EXPLORE
Paintings have power, they can replace words and open up views into completely unknown worlds.
In a joint project with Maribor Art Gallery in 2020, we are launching a series of activities dedicated to the study of the creation of the first collections of paintings and the centenary of organised artistic activity in Maribor.
The exhibition of the Maribor Regional Museum entitled INVENTORY NUMBER 1 presents paintings that came into the museum collection as a result of the work of the predecessors of the present museum - the Museum Society in Maribor, the Historical Society for Slovene Styria and the Diocesan Museum.
In the past decades we were mainly interested in the object as a work of art and as a document of a particular artistic style, environment and period. However in the context of the project INVENTORY NUMBER 1 we have also taken an interest in the donor or the collector, who for certain reason donated or acquired the object for his or her own or the museum's collection. The material is closely linked to Maribor and its inhabitants, and to the spirit of reflection and national identity at the turn of the 20th century.
We are convinced that these stories can be appealing to modern-day museum visitors.
You are kindly invited to delve into our virtual exhibition!

Hans Adam Weissenkircher, Mary with St Nicholas, from Maribor Cathedral, late 17th century.

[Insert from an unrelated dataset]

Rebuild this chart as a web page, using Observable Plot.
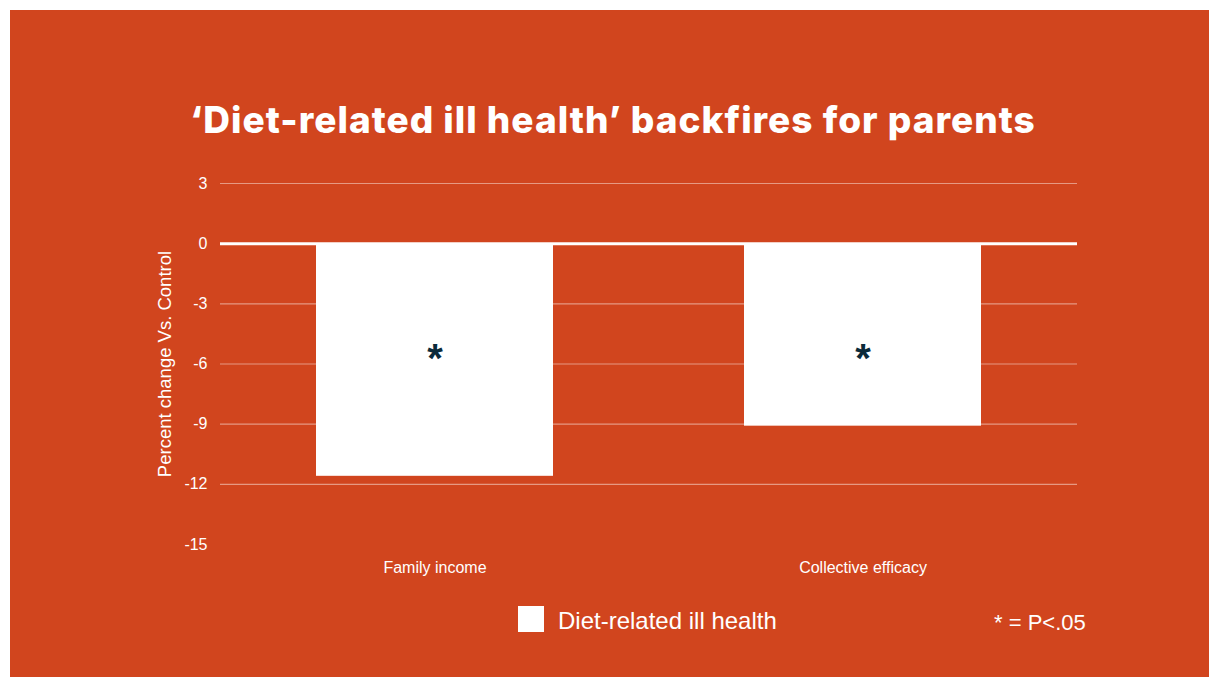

The Lavantine Diocesan Museum was founded in Maribor in 1896 to protect sculptures and paintings that had been removed from churches. The collection of the Lavantine Diocesan Museum has never been open to the public. It was kept in a ground-floor room of the old gymnasium on today's Mladinska Street. In 1914, in the magazine Lover of Christian Art, Augustin Stegenšek reported that the first objects began to arrive at the museum shortly after it was founded. By the First World War, a large number of sculptures, paintings, fabrics, manuscripts, documents, old books, novels and other objects had accumulated.
The museum did not have an inventory book. By 1914, 186 objects had been collected. Stegenšek's inventory of the most important ones, mentioned in the magazine article, is valuable. The most important paintings that can be identified in the collection are those by Hans Adam Weissenkircher (1615-1695), who was considered one of the most important Styrian painters of his time.
In the current inventory book, some of the paintings are recorded as having been brought into the museum collection from the Diocesan Museum, but they are not on Stegenšek's list. The more interesting art works are those that have a recorded provenance, but otherwise they are of lesser quality, mainly from the 18th century.